The beauty of it all, though, is what I suspect Randy tried to say but did not get across: drink wine and stop fiddling with unimportant matters like measuring time. When the reaper comes, it comes in its own time, and if you did not drink enough wine yet, you lose out, big-time!


- Bucko - 01-11-2000

What Foodie is trying to say is..THE PERSON WITH THE MOST CORKS WINS.

The true millennium according to the calendar experts begins this coming January 1, but as others have said, it is only another in an endless chain of excuses to pull some corks on your best wines.....

Bucko


- David1953 - 01-11-2000

The point of the whole rant was that we are here to enjoy wine (and read about it). I've had it up to here with new millenium this and end of the century that. Why couldn't Hayes and Koetzner just say Merry Christmas and let it go at that? Tell us about wine, don't try to make the column seem significant with that sort of drivel.

Regarding the various calendar systems mentioned here by other posters and when Jesus took his first breath, etc. - absolutely none of that is relevant to the original rant.

We are talking western world here, as this is where all the Millenium hoopla is taking place, and in the western world (i.e. Western European world, including America) we use the Gregorian calendar. In that calendar system the first year of our Lord (anno Domini) starts January 1, Year 1. His birth date is Dec 25,of year 1. This is the system we use, regardless of when the actual birth took place, regardless of what calendar other people in the world use. That is how we measure the passage of years here and now in the USA. 1 thru 1999 does not equal two thousand years, only one thousand, nine hundred and ninety nine - fact, historical and mathematical - no room for "opinion".

BTW we celebrated the beginning of the last year of the second Millenium, Jan 1, 2000, with Roederer (Calif.) and Moet et Chandon at a very nice party with a cool jazz band. Just because half the people there couldn't count either, didn't mean I was adverse to having a good time.

We will probably repeat the experience again next year to kick off the first year of the third millenium.


- Thomas - 01-12-2000

David, are you an engineer? This is one you take rather seriously.

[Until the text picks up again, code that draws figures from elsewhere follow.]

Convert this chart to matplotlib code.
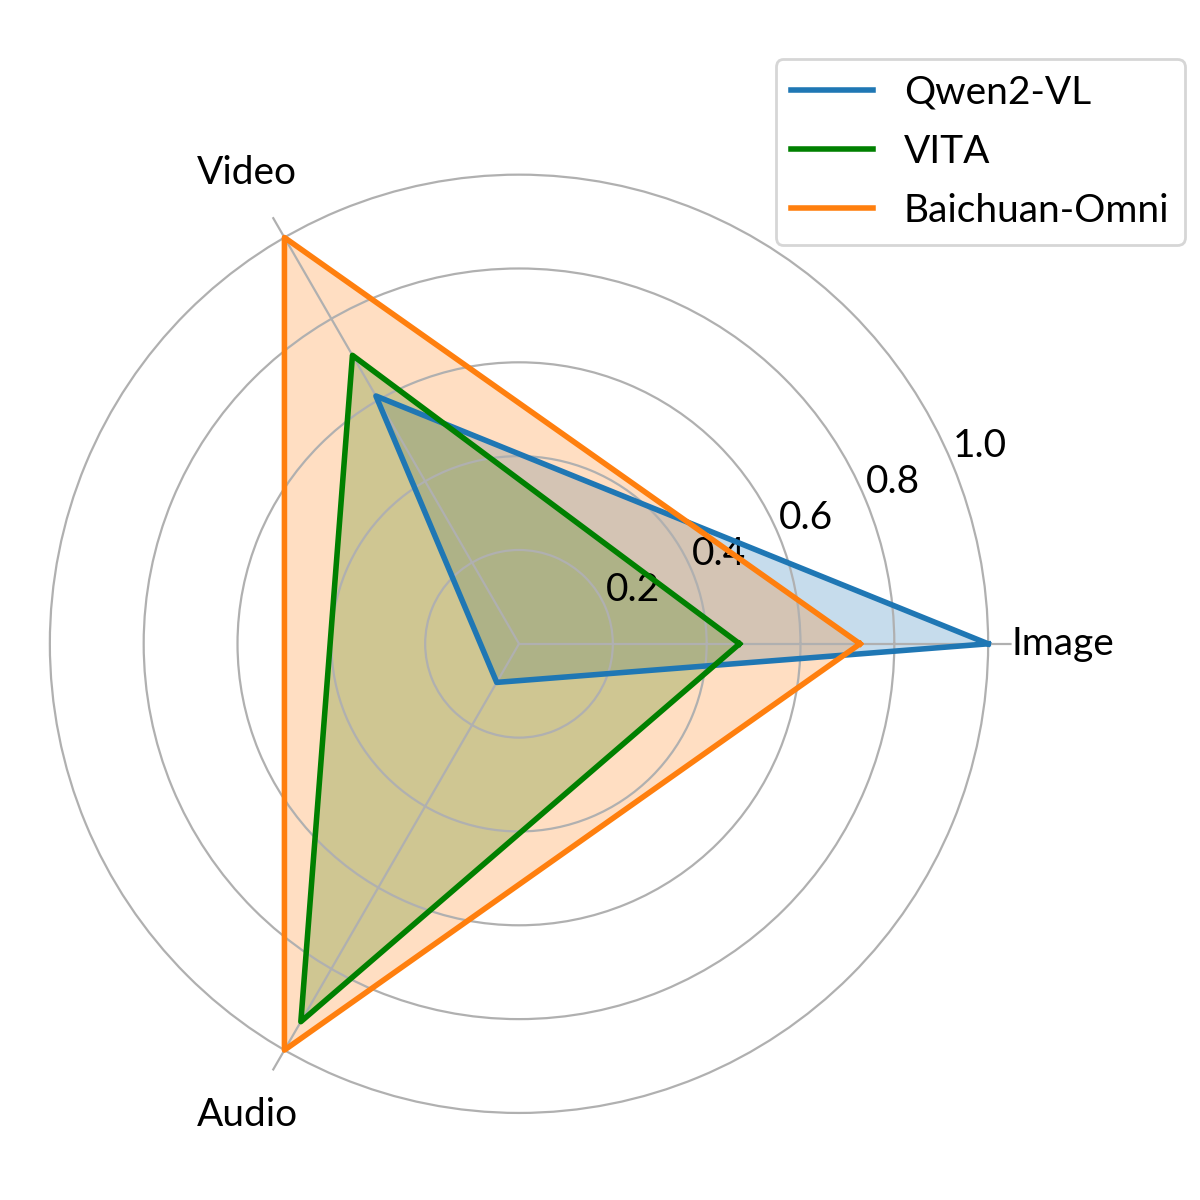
import numpy as np
import matplotlib.pyplot as plt

plt.rcParams['font.family'] = ['Lato', 'DejaVu Sans']

categories = ['Image', 'Video', 'Audio']
qwen2_vl = [1.0, 0.61, 0.095]
vita = [0.47, 0.71, 0.93]
baichuan_omni = [0.727, 1.0, 1.0]

series = [
    ('Qwen2-VL', qwen2_vl, '#1f77b4'),
    ('VITA', vita, 'green'),
    ('Baichuan-Omni', baichuan_omni, '#ff7f0e'),
]

angles = np.linspace(0, 2 * np.pi, len(categories), endpoint=False).tolist()
angles += angles[:1]

fig = plt.figure(figsize=(6, 6), dpi=200)
ax = fig.add_axes([0.022, 0.053, 0.821, 0.821], polar=True)

for name, vals, col in series:
    v = vals + vals[:1]
    ax.plot(angles, v, color=col, linewidth=2, label=name)
    ax.fill(angles, v, color=col, alpha=0.25)

ax.set_ylim(0, 1.05)
ax.set_yticks([0.2, 0.4, 0.6, 0.8, 1.0])
ax.set_yticklabels(['0.2', '0.4', '0.6', '0.8', '1.0'], fontsize=14)
ax.set_xticks(angles[:-1])
ax.set_xticklabels(categories, fontsize=14)
ax.tick_params(axis='x', pad=8)
ax.spines['polar'].set_visible(False)

fig.legend(loc='upper right', bbox_to_anchor=(0.9875, 0.951),
           bbox_transform=fig.transFigure, borderaxespad=0, fontsize=14,
           handlelength=2.1, labelspacing=0.6)

fig.savefig('out.png', dpi=200)
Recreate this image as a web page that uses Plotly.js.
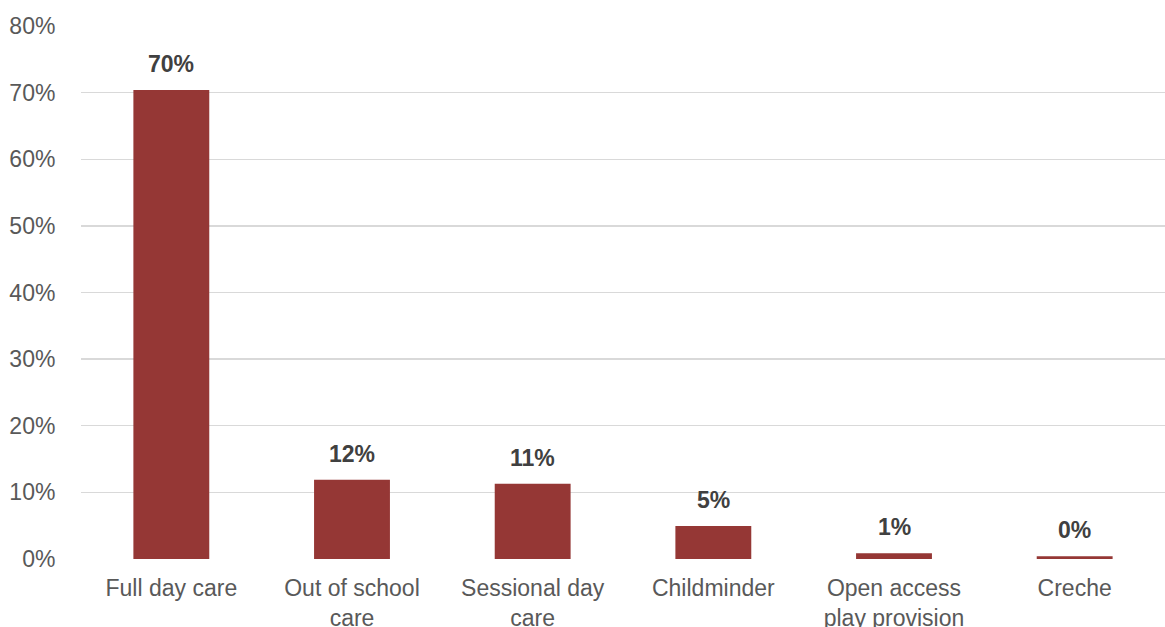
<!DOCTYPE html>
<html>
<head>
<meta charset="utf-8">
<script src="https://cdn.plot.ly/plotly-3.0.1.min.js"></script>
<style>html,body{margin:0;padding:0;background:#fff;}#chart{width:1165px;height:627px;}</style>
</head>
<body>
<div id="chart"></div>
<script>
const categories = ["Full day care", "Out of school<br>care", "Sessional day<br>care", "Childminder", "Open access<br>play provision", "Creche"];
const values = [70.4, 11.9, 11.3, 4.95, 0.87, 0.4];
const valueLabels = ["70%", "12%", "11%", "5%", "1%", "0%"];
const yTicks = [0, 10, 20, 30, 40, 50, 60, 70, 80];
const yTickLabels = ["0%", "10%", "20%", "30%", "40%", "50%", "60%", "70%", "80%"];

const trace = {
  type: "bar",
  x: categories,
  y: values,
  marker: {color: "#953735"},
  width: 0.42,
  hoverinfo: "skip"
};

const annotations = categories.map((c, i) => ({
  x: c, y: values[i], xref: "x", yref: "y",
  text: valueLabels[i], showarrow: false,
  yanchor: "bottom", yshift: 11,
  font: {family: "Liberation Sans, Arial, sans-serif", size: 23, color: "#404040", weight: "bold"}
}));

const layout = {
  width: 1165, height: 627,
  margin: {l: 81, r: 0, t: 26, b: 68},
  paper_bgcolor: "#fff", plot_bgcolor: "#fff",
  showlegend: false,
  font: {family: "Liberation Sans, Arial, sans-serif", size: 23, color: "#595959"},
  xaxis: {
    showgrid: false, zeroline: false, showline: false,
    ticks: "outside", ticklen: 8, tickcolor: "rgba(0,0,0,0)",
    tickfont: {size: 23, color: "#595959"}
  },
  yaxis: {
    range: [0, 80],
    tickvals: yTicks, ticktext: yTickLabels,
    showgrid: true, gridcolor: "#d9d9d9", gridwidth: 1.3,
    zeroline: false, showline: false,
    ticks: "outside", ticklen: 20, tickcolor: "rgba(0,0,0,0)",
    tickfont: {size: 23, color: "#595959"}
  },
  annotations: annotations
};

Plotly.newPlot("chart", [trace], layout, {displayModeBar: false, staticPlot: true});
</script>
</body>
</html>
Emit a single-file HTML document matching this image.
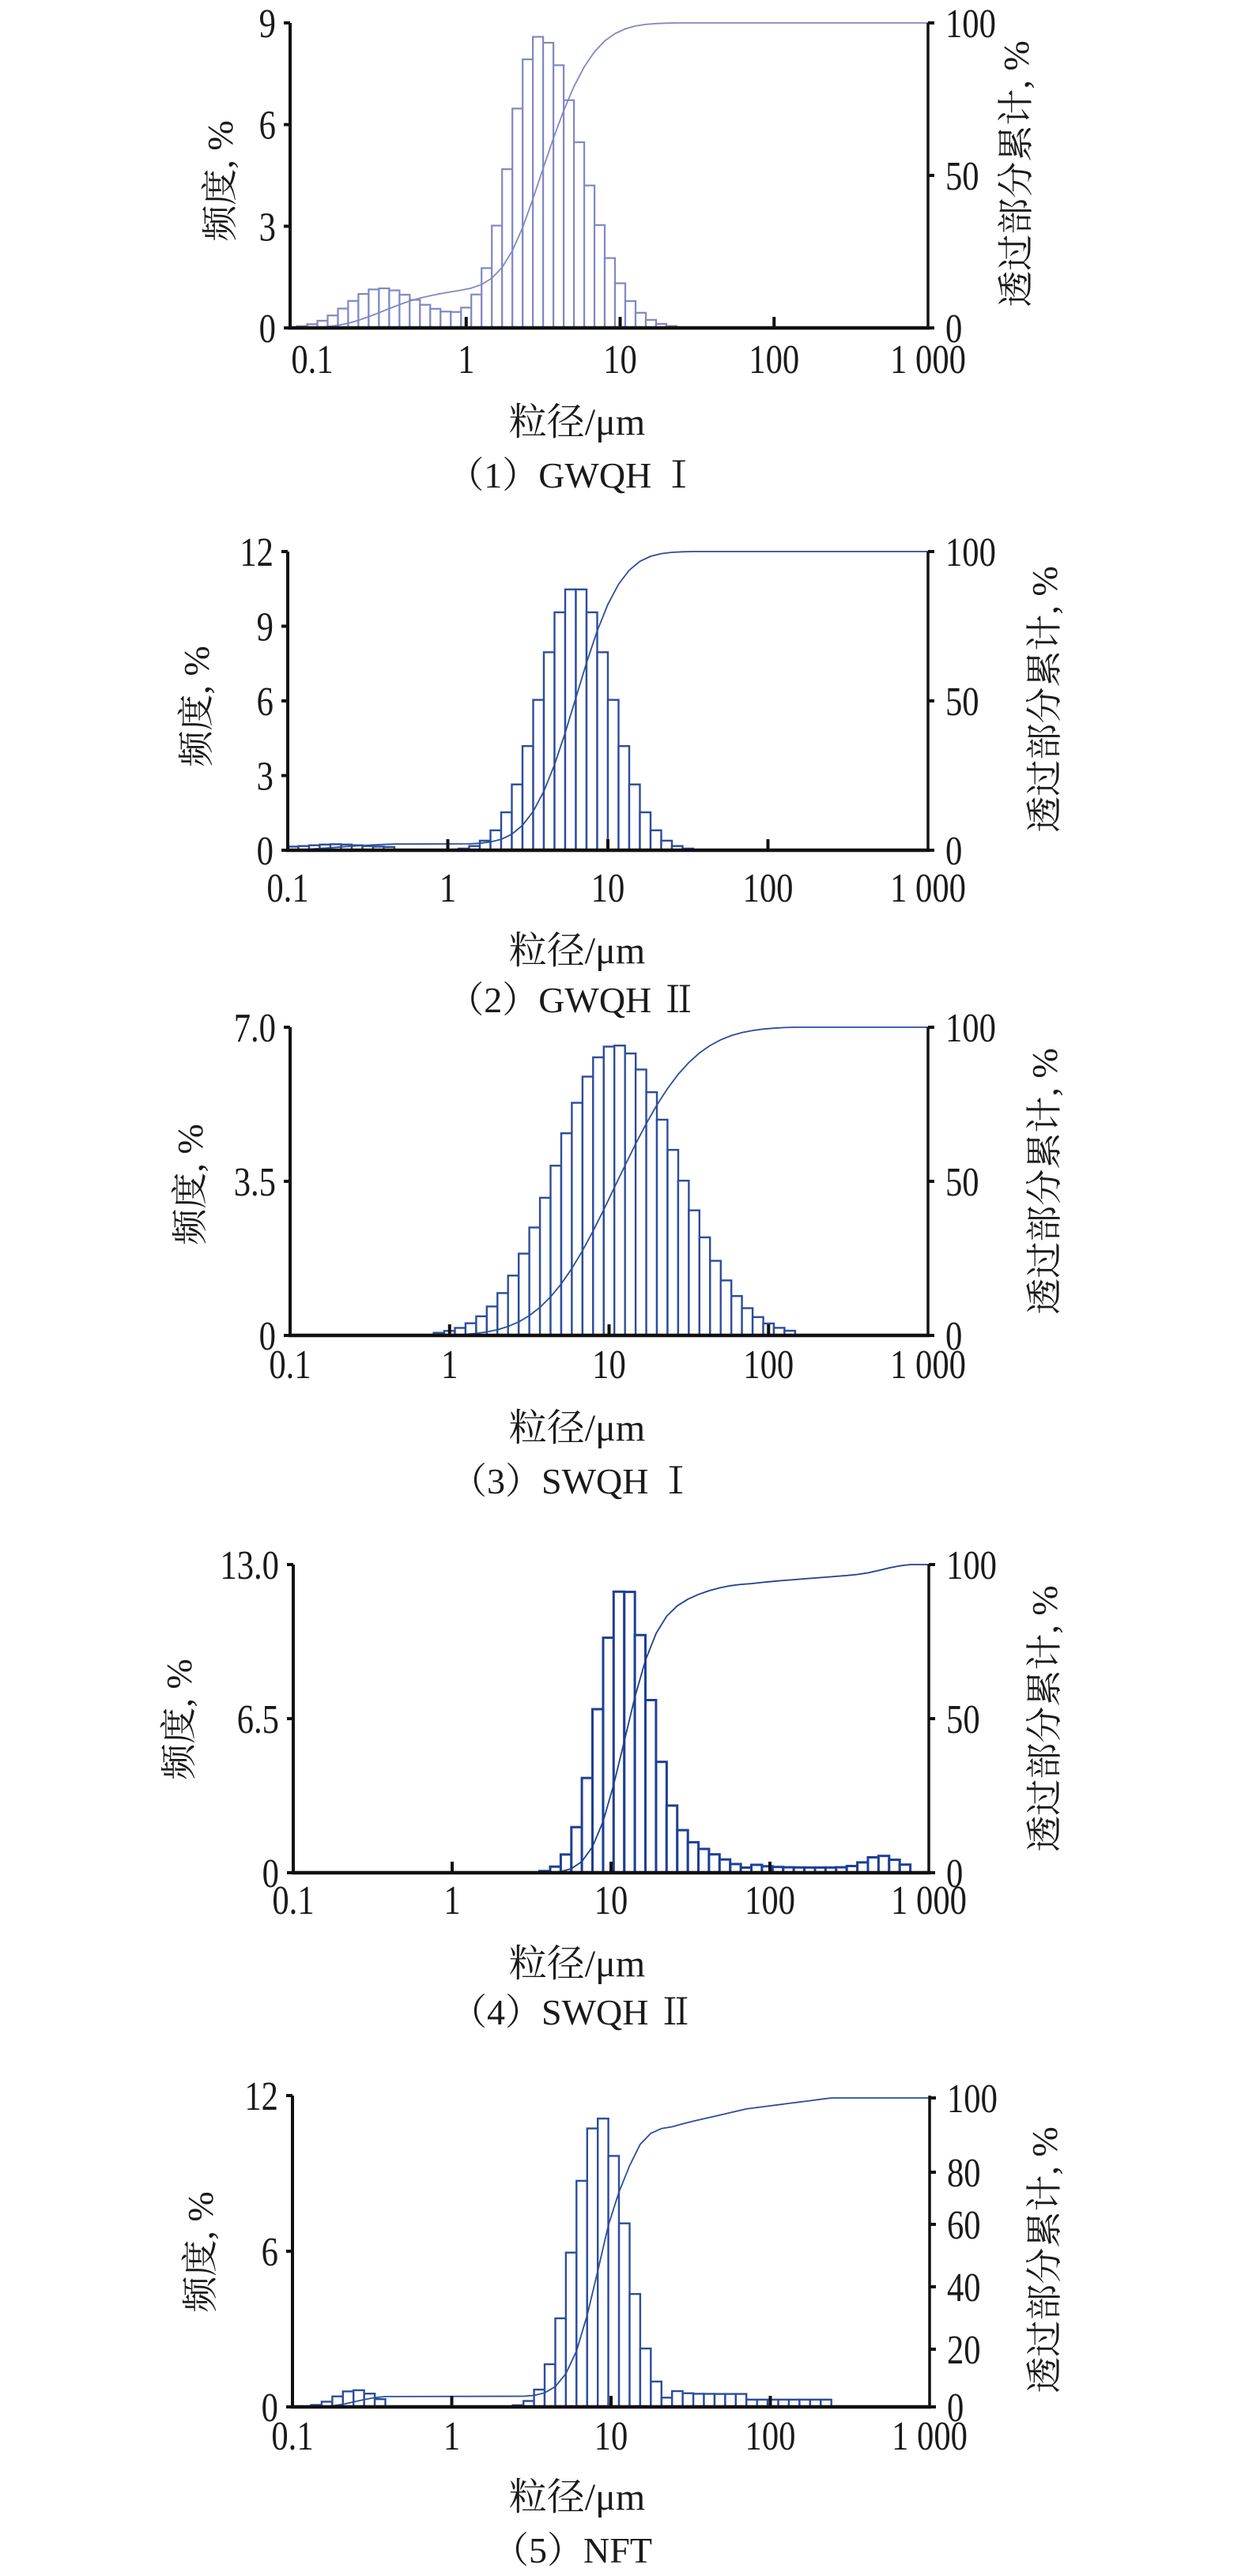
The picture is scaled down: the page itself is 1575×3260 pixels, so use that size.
<!DOCTYPE html>
<html><head><meta charset="utf-8">
<style>
html,body{margin:0;padding:0;background:#fff;}
svg{display:block;}
.t{font-family:"Liberation Serif","Noto Serif CJK SC",serif;fill:#1a1a1a;}
.c{font-family:"Liberation Serif","Noto Serif CJK SC","Noto Sans CJK SC",serif;fill:#1a1a1a;}
</style></head>
<body>
<svg id="s" width="1575" height="3260" viewBox="0 0 1575 3260" xmlns="http://www.w3.org/2000/svg">
<rect width="1575" height="3260" fill="#fff"/>
<g id="g"></g>
</svg>
<script>
var NS="http://www.w3.org/2000/svg";
var G=document.getElementById('g');
function el(n,a,txt){var e=document.createElementNS(NS,n);for(var k in a)e.setAttribute(k,a[k]);if(txt!==undefined)e.textContent=txt;G.appendChild(e);return e;}
function ag(x,m,sl,sr){var s=x<m?sl:sr;var z=(x-m)/s;return Math.exp(-0.5*z*z);}
function g(x,m,s){var z=(x-m)/s;return Math.exp(-0.5*z*z);}
var panels=[
 {L:367,R:1174,T:29,B:415,x01:395,dec:194.75,max:9,yt:[0,3,6,9],yl:["0","3","6","9"],rt:[[0,"0"],[50,"50"],[100,"100"]],col:"#8088c4",sw:2.2,
  lo:-1.1,hi:1.36,f:function(x){return 8.6*ag(x,0.477,0.19,0.27)+1.1*g(x,-0.57,0.2)+0.35*g(x,-0.2,0.2);},
  xlb:472,xt:550,cap:"（1）GWQH Ⅰ",capb:617,lt:278,ly:229,rtx:1285,ry:220},
 {L:364,R:1174,T:698,B:1076,x01:364,dec:202.5,max:12,yt:[0,3,6,9,12],yl:["0","3","6","9","12"],rt:[[0,"0"],[50,"50"],[100,"100"]],col:"#2d4d9c",sw:2.4,
  lo:-1.0,hi:1.56,f:function(x){var v=10.6*ag(x,0.8,0.22,0.22);if(x<-0.35)v+=0.12+0.12*g(x,-0.7,0.15);return v;},
  xlb:1141,xt:1219,cap:"（2）GWQH Ⅱ",capb:1281,lt:248,ly:894,rtx:1321,ry:885},
 {L:367,R:1174,T:1300,B:1690,x01:367,dec:201.75,max:7,yt:[0,3.5,7],yl:["0","3.5","7.0"],rt:[[0,"0"],[50,"50"],[100,"100"]],col:"#2d4d9c",sw:2.4,
  lo:-0.1,hi:2.12,f:function(x){return 6.6*ag(x,1.04,0.36,0.38);},
  xlb:1744,xt:1823,cap:"（3）SWQH Ⅰ",capb:1890,lt:240,ly:1499,rtx:1321,ry:1495},
 {L:371,R:1175,T:1980,B:2370,x01:371,dec:201,max:13,yt:[0,6.5,13],yl:["0","6.5","13.0"],rt:[[0,"0"],[50,"50"],[100,"100"]],col:"#1f3f94",sw:3,
  lo:0.55,hi:2.82,f:function(x){var v=12*ag(x,1.08,0.155,0.16)+1.0*g(x,1.5,0.2);if(x>1.85)v+=0.22;v+=0.5*g(x,2.7,0.09);return v;},
  xlb:2422,xt:2501,cap:"（4）SWQH Ⅱ",capb:2562,lt:226,ly:2176,rtx:1321,ry:2175},
 {L:370,R:1176,T:2652,B:3046,x01:370,dec:201.5,max:12,yt:[0,6,12],yl:["0","6","12"],rt:[[0,"0"],[20,"20"],[40,"40"],[60,"60"],[80,"80"],[100,"100"]],col:"#2d4d9c",sw:2.4,
  rty:{0:3046,20:2973,40:2894,60:2815,80:2749,100:2655},
  lo:-0.95,hi:2.34,f:function(x){if(x>-0.43&&x<0.36)return 0;var v=11.2*ag(x,0.93,0.16,0.16);v+=0.65*g(x,-0.6,0.12);if(x>1.35&&x<=1.85)v+=0.5;if(x>1.85)v+=0.28;return v;},
  xlb:3100,xt:3176,cap:"（5）NFT",capb:3243,lt:253,ly:2850,rtx:1321,ry:2860}
];
var nper=15;
panels.forEach(function(p){
  function X(l){return p.x01+(l+1)*p.dec;}
  function Y(v){return p.B-v/p.max*(p.B-p.T);}
  var w=1/nper;var bars=[];var tot=0;
  for(var l=p.lo;l<p.hi;l+=w){var h=p.f(l+w/2);if(!(h>=0.04))continue;bars.push([l,h]);tot+=h;}
  bars.forEach(function(b){
    var x1=Math.max(X(b[0]),p.L),x2=X(b[0]+w);
    el('rect',{x:x1.toFixed(1),y:Y(b[1]).toFixed(1),width:(x2-x1).toFixed(1),height:(p.B-Y(b[1])).toFixed(1),fill:'#fff',stroke:p.col,'stroke-width':p.sw});
  });
  var pts=[];var cum=0;var sx=X(bars[0][0]);pts.push(sx.toFixed(1)+','+p.B);
  function CY(c){if(p.rty){var ks=[0,20,40,60,80,100];for(var i=0;i<5;i++){if(c<=ks[i+1]){var t=(c-ks[i])/20;return p.rty[ks[i]]+t*(p.rty[ks[i+1]]-p.rty[ks[i]]);}}return p.rty[100];}return p.B-c/100*(p.B-p.T);}
  bars.forEach(function(b){cum+=b[1];var c=cum/tot*100;pts.push(X(b[0]+w).toFixed(1)+','+CY(c).toFixed(1));});
  pts.push(p.R+','+CY(100).toFixed(1));
  el('polyline',{points:pts.join(' '),fill:'none',stroke:p.col,'stroke-width':1.8});
  el('line',{x1:p.L,y1:p.T,x2:p.L,y2:p.B+2,stroke:'#111','stroke-width':4});
  el('line',{x1:p.L-2,y1:p.B,x2:p.R+2,y2:p.B,stroke:'#111','stroke-width':4.5});
  el('line',{x1:p.R,y1:p.T,x2:p.R,y2:p.B,stroke:'#111','stroke-width':3.5});
  p.yt.forEach(function(v,i){var y=Y(v);el('line',{x1:p.L-8,y1:y,x2:p.L,y2:y,stroke:'#111','stroke-width':4});
    el('text',{class:'t',x:p.L-18,y:y+18,'font-size':52,'text-anchor':'end',transform:'translate('+(p.L-18)+',0) scale(0.82,1) translate('+(-(p.L-18))+',0)'},p.yl[i]);});
  p.rt.forEach(function(r){var y=p.rty?p.rty[r[0]]:CY(r[0]);el('line',{x1:p.R,y1:y,x2:p.R+8,y2:y,stroke:'#111','stroke-width':4});
    var tx=p.R+22;el('text',{class:'t',x:tx,y:y+18,'font-size':52,transform:'translate('+tx+',0) scale(0.82,1) translate('+(-tx)+',0)'},r[1]);});
  var xl=["0.1","1","10","100","1 000"];
  for(var i=0;i<5;i++){var x=X(i-1);if(i>0&&i<4)el('line',{x1:x,y1:p.B-14,x2:x,y2:p.B,stroke:'#111','stroke-width':4});
    el('text',{class:'t',x:x,y:p.xlb,'font-size':52,'text-anchor':'middle',transform:'translate('+x+',0) scale(0.82,1) translate('+(-x)+',0)'},xl[i]);}
  el('text',{class:'c',x:730,y:p.xt,'font-size':48,'text-anchor':'middle'},'粒径/μm');
  el('text',{class:'c',x:724,y:p.capb,'font-size':46,'text-anchor':'middle'},p.cap);
  el('text',{class:'c',x:0,y:0,'font-size':46,'text-anchor':'middle',transform:'translate('+(p.lt+16)+','+p.ly+') rotate(-90)'},'频度, %');
  el('text',{class:'c',x:0,y:0,'font-size':46,'text-anchor':'middle',transform:'translate('+(p.rtx+16)+','+p.ry+') rotate(-90)'},'透过部分累计, %');
});
</script>
</body></html>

I wrote a column recently in which I laid into all those writers before Jan 1 who overused the words "last millennium" and who are likely to overuse the words "the new millennium". Tiring phrases, they are, and the m word is spelled with a double n.


- Winent - 01-15-2000

Just saw this rant. Agree that we all can't count. However, I would propose the whole millennium argument be placed in the "who cares" file. As a whole, I think folks are much more impressed with the calender changing from 1999 to 2000 then when the millenium actually begins. I agree with David's comment. Think about it. First we celebrate the calender changing to 2000. Then we get to celebrate the millennium!
Start stocking up on the good stuff now.


- Herls - 01-20-2000

I agree with Winent. Due to the confusion in the press ect... I am going to celebrate both Jan 1st's (well I already put a serious dent in the wine cellar for the 2000 Jan 1) I suggest everyone do the same.


- winoweenie - 01-22-2000

Foodie and Randy, After reading Davids comments I just HAD to jump in. I don`t think he`s an engineer because he didn`t dissect the authors names into matching pieces and compare them to heirogliphicic scribblings once seen on a study of Egypt. He reminds me more of a professor I had at the UofMo. who, when confronted with a paper from a student whose content confused or enraged him, attacted the poor soul with his considerable vocabulary and energy. Having written all this drivel has made me extremely thirsty. Cheers.